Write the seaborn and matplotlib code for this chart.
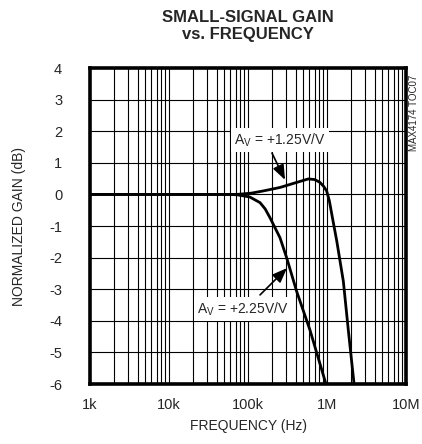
import matplotlib
matplotlib.use("Agg")
import matplotlib.pyplot as plt
import seaborn as sns
import pandas as pd
import numpy as np

# data
freq_a = [1e3, 1e4, 5e4, 7.2e4, 1.1e5, 1.56e5, 2.54e5, 4.13e5, 5.8e5, 7.0e5, 8.15e5, 9.1e5, 9.9e5, 1.07e6,
          1.15e6, 1.33e6, 1.61e6, 1.86e6, 2.2e6]
gain_a = [0, 0, 0, 0.0, 0.04, 0.11, 0.22, 0.38, 0.49, 0.47, 0.38, 0.25, 0.11, -0.2,
          -0.63, -1.48, -2.75, -4.29, -6.0]
freq_b = [1e3, 1e4, 5e4, 7.2e4, 1.05e5, 1.42e5, 1.65e5, 1.9e5, 2.54e5, 3.09e5, 4.13e5, 6.1e5, 9.7e5]
gain_b = [0, 0, 0, -0.01, -0.08, -0.26, -0.46, -0.74, -1.37, -2.01, -3.07, -4.3, -6.0]
label_a = "A$_\\mathregular{V}$ = +1.25V/V"
label_b = "A$_\\mathregular{V}$ = +2.25V/V"

df = pd.concat([
    pd.DataFrame({"freq": freq_a, "gain": gain_a, "curve": "a"}),
    pd.DataFrame({"freq": freq_b, "gain": gain_b, "curve": "b"}),
])

sns.set_style("white")
plt.rcParams['font.family'] = ['Liberation Sans Narrow', 'Liberation Sans', 'DejaVu Sans']
plt.rcParams['axes.unicode_minus'] = False

fig = plt.figure(figsize=(4.22, 4.44), dpi=100)
ax = fig.add_axes([0.2133, 0.1351, 0.7488, 0.7117])

# grid
for dec in [1e3, 1e4, 1e5, 1e6]:
    for m in range(2, 10):
        ax.axvline(dec * m, color="black", lw=0.8, zorder=1)
for d in [1e4, 1e5, 1e6]:
    ax.axvline(d, color="black", lw=0.8, zorder=1)
for g in range(-5, 4):
    ax.axhline(g, color="black", lw=0.8, zorder=1)

sns.lineplot(data=df, x="freq", y="gain", units="curve", estimator=None,
             color="black", lw=2.0, ax=ax, zorder=3)

ax.set_xscale("log")
ax.set_xlim(1e3, 1e7)
ax.set_ylim(-6, 4)
ax.set_xticks([1e3, 1e4, 1e5, 1e6, 1e7])
ax.set_xticklabels(["1k", "10k", "100k", "1M", "10M"])
ax.minorticks_off()
ax.set_yticks(range(-6, 5))
ax.tick_params(axis="both", length=0, labelsize=10.5)
ax.tick_params(axis="y", pad=20)
ax.tick_params(axis="x", pad=10)
ax.set_xlabel("FREQUENCY (Hz)", fontsize=10, labelpad=5)
ax.set_ylabel("NORMALIZED GAIN (dB)", fontsize=10, labelpad=17)
for s in ax.spines.values():
    s.set_linewidth(2.6)
    s.set_color("black")

fig.text(0.588, 0.978, "SMALL-SIGNAL GAIN\nvs. FREQUENCY", ha="center", va="top",
         fontsize=12, fontweight="bold", linespacing=1.2)

box = dict(facecolor="white", edgecolor="none", pad=2.5)
ax.text(2.54e5, 1.72, label_a, ha="center", va="center", fontsize=10, bbox=box, zorder=4)
ax.text(8.6e4, -3.63, label_b, ha="center", va="center", fontsize=10, bbox=box, zorder=4)
arrow = dict(arrowstyle="-|>,head_length=0.9,head_width=0.35", color="black", lw=1.2,
             shrinkA=0, shrinkB=0)
ax.annotate("", xy=(2.94e5, 0.46), xytext=(2.01e5, 1.31), arrowprops=arrow, zorder=5)
ax.annotate("", xy=(3.12e5, -2.33), xytext=(1.42e5, -3.18), arrowprops=arrow, zorder=5)

fig.text(0.98, 0.745, "MAX4174 TOC07", rotation=90, ha="center", va="center", fontsize=7)

plt.savefig("out.png", dpi=100)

• GIVEN TASK: From start to finish, output the listing exactly, but omit its pictures.

• EXERCISE OUTPUT:
Write the seaborn and matplotlib code for this chart.
import matplotlib
matplotlib.use("Agg")
import matplotlib.pyplot as plt
import seaborn as sns
import pandas as pd
import numpy as np

# data
freq_a = [1e3, 1e4, 5e4, 7.2e4, 1.1e5, 1.56e5, 2.54e5, 4.13e5, 5.8e5, 7.0e5, 8.15e5, 9.1e5, 9.9e5, 1.07e6,
          1.15e6, 1.33e6, 1.61e6, 1.86e6, 2.2e6]
gain_a = [0, 0, 0, 0.0, 0.04, 0.11, 0.22, 0.38, 0.49, 0.47, 0.38, 0.25, 0.11, -0.2,
          -0.63, -1.48, -2.75, -4.29, -6.0]
freq_b = [1e3, 1e4, 5e4, 7.2e4, 1.05e5, 1.42e5, 1.65e5, 1.9e5, 2.54e5, 3.09e5, 4.13e5, 6.1e5, 9.7e5]
gain_b = [0, 0, 0, -0.01, -0.08, -0.26, -0.46, -0.74, -1.37, -2.01, -3.07, -4.3, -6.0]
label_a = "A$_\\mathregular{V}$ = +1.25V/V"
label_b = "A$_\\mathregular{V}$ = +2.25V/V"

df = pd.concat([
    pd.DataFrame({"freq": freq_a, "gain": gain_a, "curve": "a"}),
    pd.DataFrame({"freq": freq_b, "gain": gain_b, "curve": "b"}),
])

sns.set_style("white")
plt.rcParams['font.family'] = ['Liberation Sans Narrow', 'Liberation Sans', 'DejaVu Sans']
plt.rcParams['axes.unicode_minus'] = False

fig = plt.figure(figsize=(4.22, 4.44), dpi=100)
ax = fig.add_axes([0.2133, 0.1351, 0.7488, 0.7117])

# grid
for dec in [1e3, 1e4, 1e5, 1e6]:
    for m in range(2, 10):
        ax.axvline(dec * m, color="black", lw=0.8, zorder=1)
for d in [1e4, 1e5, 1e6]:
    ax.axvline(d, color="black", lw=0.8, zorder=1)
for g in range(-5, 4):
    ax.axhline(g, color="black", lw=0.8, zorder=1)

sns.lineplot(data=df, x="freq", y="gain", units="curve", estimator=None,
             color="black", lw=2.0, ax=ax, zorder=3)

ax.set_xscale("log")
ax.set_xlim(1e3, 1e7)
ax.set_ylim(-6, 4)
ax.set_xticks([1e3, 1e4, 1e5, 1e6, 1e7])
ax.set_xticklabels(["1k", "10k", "100k", "1M", "10M"])
ax.minorticks_off()
ax.set_yticks(range(-6, 5))
ax.tick_params(axis="both", length=0, labelsize=10.5)
ax.tick_params(axis="y", pad=20)
ax.tick_params(axis="x", pad=10)
ax.set_xlabel("FREQUENCY (Hz)", fontsize=10, labelpad=5)
ax.set_ylabel("NORMALIZED GAIN (dB)", fontsize=10, labelpad=17)
for s in ax.spines.values():
    s.set_linewidth(2.6)
    s.set_color("black")

fig.text(0.588, 0.978, "SMALL-SIGNAL GAIN\nvs. FREQUENCY", ha="center", va="top",
         fontsize=12, fontweight="bold", linespacing=1.2)

box = dict(facecolor="white", edgecolor="none", pad=2.5)
ax.text(2.54e5, 1.72, label_a, ha="center", va="center", fontsize=10, bbox=box, zorder=4)
ax.text(8.6e4, -3.63, label_b, ha="center", va="center", fontsize=10, bbox=box, zorder=4)
arrow = dict(arrowstyle="-|>,head_length=0.9,head_width=0.35", color="black", lw=1.2,
             shrinkA=0, shrinkB=0)
ax.annotate("", xy=(2.94e5, 0.46), xytext=(2.01e5, 1.31), arrowprops=arrow, zorder=5)
ax.annotate("", xy=(3.12e5, -2.33), xytext=(1.42e5, -3.18), arrowprops=arrow, zorder=5)

fig.text(0.98, 0.745, "MAX4174 TOC07", rotation=90, ha="center", va="center", fontsize=7)

plt.savefig("out.png", dpi=100)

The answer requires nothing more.